Alors que tous les regards se tournent vers l’Ukraine pour suivre l’évolution de la crise en Crimée, un retour en arrière s’impose pour explorer le passé méconnu de ces territoires, qui ont été marqués aussi par la présence de tribus proto-bulgares au début du Moyen Âge. Peu de temps avant que le khan Asparoukh franchisse le Danube pour fonder le Royaume de Bulgarie sur la péninsule des Balkans, son illustre ancêtre – le khan Koubrat, avait jeté les bases d’un État connu sous le nom de Vieille Grande Bulgarie, qui exista sur les terres au Nord de la mer Noire. Entre le VIIème et le Xème siècles, cette région comptait pas moins de 300 localités peuplées de Proto-Bulgares, les traces de leur présence étant visibles aujourd’hui encore dans la culture et les traditions des populations locales en Crimée :
« La dislocation de la Grande Bulgarie sous les coups des Khazars, conduit à la création d’entités étatiques sous la houlette des trois fils de Koubrat, qui se veulent les héritiers de ce glorieux royaume – tel est le cas des tribus Proto-Bulgares emmenées par Asparoukh, du Khanat bulgare de la Volga, fondé par Kotrag et du royaume de Batbayan, à qui revient le territoire de l’actuelle Ukraine. On constate de nombreuses similitudes entre le mode de vie des Proto-Bulgares restés au Nord de la mer Noire et ceux qui fondent le Khanat bulgare du Danube. Le patrimoine culturel de cette ethnie était relativement bien préservé dans la péninsule de la Crimée jusqu’au début du XXème siècle, quand les descendants de ce peuple ont fait les frais de la politique de déportations ciblées, appliquée par Staline, qui aboutit au déplacement forcé des populations d’origine bulgare vers la Sibérie. » – explique au micro de Radio Bulgarie Internationale, le Professeur Nikolay Ovtcharov.
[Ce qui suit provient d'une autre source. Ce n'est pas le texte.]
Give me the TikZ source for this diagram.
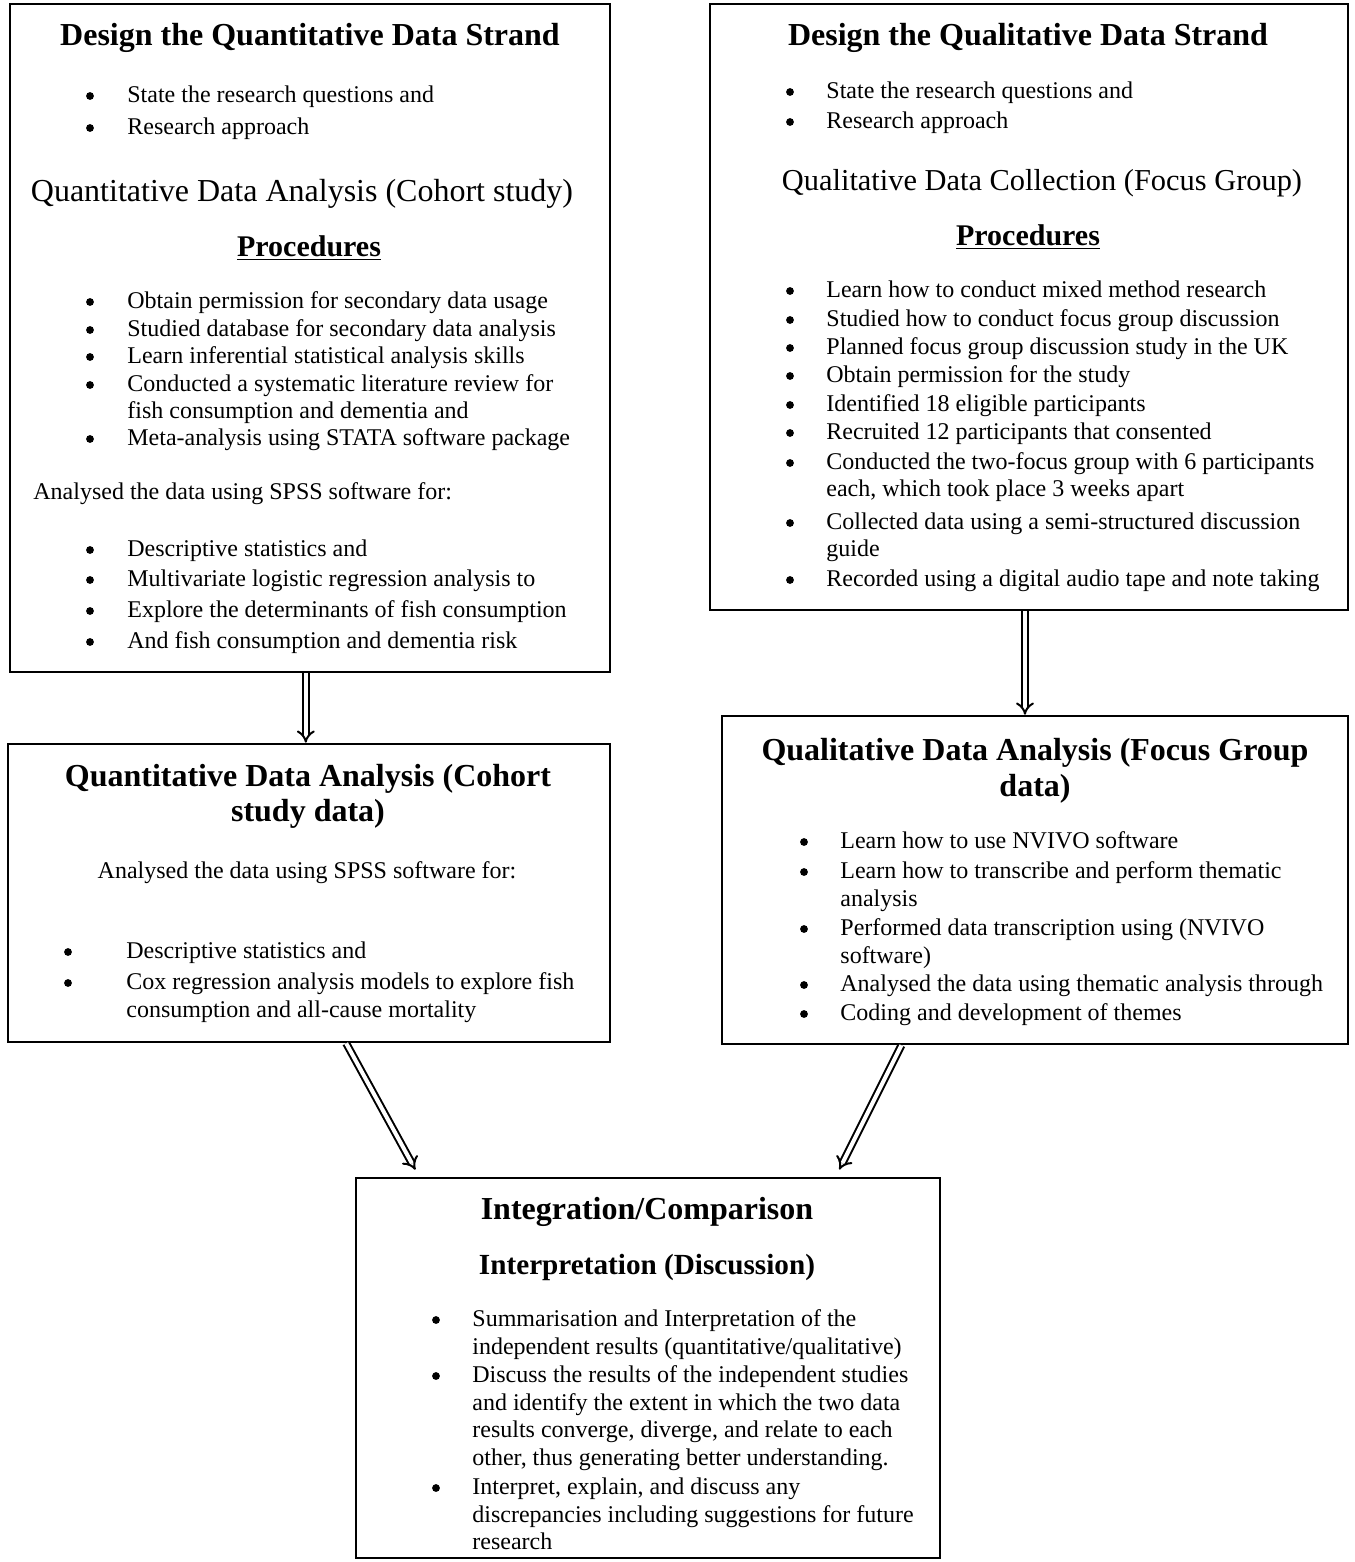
\documentclass[tikz,border=0pt]{standalone}
\usepackage{fontspec}
\setmainfont{Liberation Serif}
\usetikzlibrary{arrows.meta,calc,fit}

% running number for the automatically named text lines
\newcounter{lineno}
% a bulleted line: bullet x, text x, y, text
\newcommand\bul[4]{%
  \stepcounter{lineno}%
  \node[dot] (b\thelineno) at (#1,#3) {};
  \node[txt] (t\thelineno) at (#2,#3) {#4};}
% a continuation line of a bullet: text x, y, text
\newcommand\cont[3]{%
  \stepcounter{lineno}%
  \node[txt] (t\thelineno) at (#1,#2) {#3};}

\begin{document}
\begin{tikzpicture}[x=0.5pt,y=-0.5pt,
  box/.style={draw, line width=1.3pt, inner sep=0pt},
  txt/.style={anchor=mid west, inner sep=0pt, yshift=-2pt, font=\fontsize{12}{14}\selectfont},
  dot/.style={circle, fill=black, inner sep=0pt, minimum size=3.9pt, yshift=-1pt},
  plain/.style={anchor=mid, inner sep=0pt, yshift=-2pt, font=\fontsize{12}{14}\selectfont},
  head/.style={anchor=mid, inner sep=0pt, yshift=-2.5pt, font=\fontsize{16}{18}\selectfont\bfseries},
  subhead/.style={anchor=mid, inner sep=0pt, yshift=-2.5pt, font=\fontsize{15}{17}\selectfont\bfseries},
  sub/.style={anchor=mid, inner sep=0pt, yshift=-2.5pt, font=\fontsize{16}{18}\selectfont},
  flow/.style={double, double distance=2pt, line width=1pt, -{Implies}}
]
\useasboundingbox (0,0) rectangle (1354,1562);

% ---------- boxes ----------
\node[box, fit={(10,4) (610,672)}] (A) {};
\node[box, fit={(710,4) (1348,610)}] (B) {};
\node[box, fit={(8,744) (610,1042)}] (C) {};
\node[box, fit={(722,716) (1348,1044)}] (D) {};
\node[box, fit={(356,1178) (940,1558)}] (E) {};

% ---------- quantitative design ----------
\node[head] (a0) at (310,36) {Design the Quantitative Data Strand};
\bul{90}{127}{94}{State the research questions and}
\bul{90}{127}{126}{Research approach}
\node[sub] (a1) at (302,192) {Quantitative Data Analysis (Cohort study)};
\node[subhead] (a2) at (309,247) {\underline{Procedures}};
\bul{90}{127}{300}{Obtain permission for secondary data usage}
\bul{90}{127}{328}{Studied database for secondary data analysis}
\bul{90}{127}{355}{Learn inferential statistical analysis skills}
\bul{90}{127}{383}{Conducted a systematic literature review for}
\cont{127}{410}{fish consumption and dementia and}
\bul{90}{127}{437}{Meta-analysis using STATA software package}
\node[txt] (a3) at (33,491) {Analysed the data using SPSS software for:};
\bul{90}{127}{548}{Descriptive statistics and}
\bul{90}{127}{578}{Multivariate logistic regression analysis to}
\bul{90}{127}{609}{Explore the determinants of fish consumption}
\bul{90}{127}{640}{And fish consumption and dementia risk}

% ---------- qualitative design ----------
\node[head] (q0) at (1028,36) {Design the Qualitative Data Strand};
\bul{790}{826}{90}{State the research questions and}
\bul{790}{826}{120}{Research approach}
\node[sub, font=\fontsize{15.2}{17}\selectfont] (q1) at (1042,181) {Qualitative Data Collection (Focus Group)};
\node[subhead] (q2) at (1028,236) {\underline{Procedures}};
\bul{790}{826}{289}{Learn how to conduct mixed method research}
\bul{790}{826}{318}{Studied how to conduct focus group discussion}
\bul{790}{826}{346}{Planned focus group discussion study in the UK}
\bul{790}{826}{374}{Obtain permission for the study}
\bul{790}{826}{403}{Identified 18 eligible participants}
\bul{790}{826}{431}{Recruited 12 participants that consented}
\bul{790}{826}{461}{Conducted the two-focus group with 6 participants}
\cont{826}{488}{each, which took place 3 weeks apart}
\bul{790}{826}{521}{Collected data using a semi-structured discussion}
\cont{826}{548}{guide}
\bul{790}{826}{578}{Recorded using a digital audio tape and note taking}

% ---------- quantitative analysis ----------
\node[head] (c0) at (308,777) {Quantitative Data Analysis (Cohort};
\node[head] (c1) at (308,812) {study data)};
\node[plain] (c2) at (307,870) {Analysed the data using SPSS software for:};
\bul{68}{126}{950}{Descriptive statistics and}
\bul{68}{126}{981}{Cox regression analysis models to explore fish}
\cont{126}{1009}{consumption and all-cause mortality}

% ---------- qualitative analysis ----------
\node[head] (d0) at (1035,751) {Qualitative Data Analysis (Focus Group};
\node[head] (d1) at (1035,787) {data)};
\bul{804}{840}{840}{Learn how to use NVIVO software}
\bul{804}{840}{870}{Learn how to transcribe and perform thematic}
\cont{840}{898}{analysis}
\bul{804}{840}{927}{Performed data transcription using (NVIVO}
\cont{840}{955}{software)}
\bul{804}{840}{983}{Analysed the data using thematic analysis through}
\bul{804}{840}{1012}{Coding and development of themes}

% ---------- integration ----------
\node[head] (e0) at (647,1210) {Integration/Comparison};
\node[anchor=mid, inner sep=0pt, yshift=-2.5pt, font=\fontsize{14.6}{16}\selectfont\bfseries] (e1) at (647,1265) {Interpretation (Discussion)};
\bul{436}{472}{1318}{Summarisation and Interpretation of the}
\cont{472}{1346}{independent results (quantitative/qualitative)}
\bul{436}{472}{1374}{Discuss the results of the independent studies}
\cont{472}{1402}{and identify the extent in which the two data}
\cont{472}{1429}{results converge, diverge, and relate to each}
\cont{472}{1457}{other, thus generating better understanding.}
\bul{436}{472}{1486}{Interpret, explain, and discuss any}
\cont{472}{1514}{discrepancies including suggestions for future}
\cont{472}{1541}{research}

% ---------- connectors ----------
\coordinate (aout) at ($(A.south west)!0.493!(A.south east)$);
\coordinate (bout) at ($(B.south west)!0.4937!(B.south east)$);
\draw[flow] (aout) -- (aout |- C.north);
\draw[flow] (bout) -- (bout |- D.north);
\draw[flow, shorten >=4pt] ($(C.south west)!0.5615!(C.south east)$) -- ($(E.north west)!0.11!(E.north east)$);
\draw[flow, shorten >=4pt] ($(D.south west)!0.2875!(D.south east)$) -- ($(E.north west)!0.82!(E.north east)$);
\end{tikzpicture}
\end{document}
Accusés de collaboration avec les nazis durant la Seconde guerre mondiale, plus de 13 000 Bulgares sont ainsi forcés à quitter la Crimée pour aller s’établir dans les confins de l’Union soviétique – principalement en Sibérie, au Kazakhstan, dans l’Ouzbékistan et le Turkménistan. Le retour vers leurs terres d’origine ne devient possible qu’en 1989, même si entre-temps les habitations de la diaspora bulgare en Crimée (qui était concentrée dans les villes de Simféropol, Soudak et Koktebel) furent mises à la disposition d’autres populations.
Le Professeur Nikolay Ovtcharov parle des vestiges proto-bulgares sur place :
« A Soudak, les archéologues ukrainiens ont fait la découverte d’un certain nombre de fortifications qui présentent des éléments architecturaux semblables à ceux observés dans les bâtiments de Pliska et de Preslav, datés de l’époque du Premier royaume de Bulgarie. »
Certaines sources médiévales citent la ville de Fanagoria, située près de la Crimée, en tant que capitale de la Grande Bulgarie dans la période 632 – 668. Envahie au Xème siècle par les troupes de la Rus' de Kiev, Fanagoria disparaît des annales pour « refaire surface » au Musée d’histoire de Varna, qui propose à ses visiteurs une reconstitution grandeur nature de cette première capitale des Proto-Bulgares. Les terres d’Ukraine gardent un autre lien avec l’histoire de Bulgarie – on peut y visiter notamment le tombeau du khan Koubrat, découvert en 1912 au village de Malo Pérechtchépino.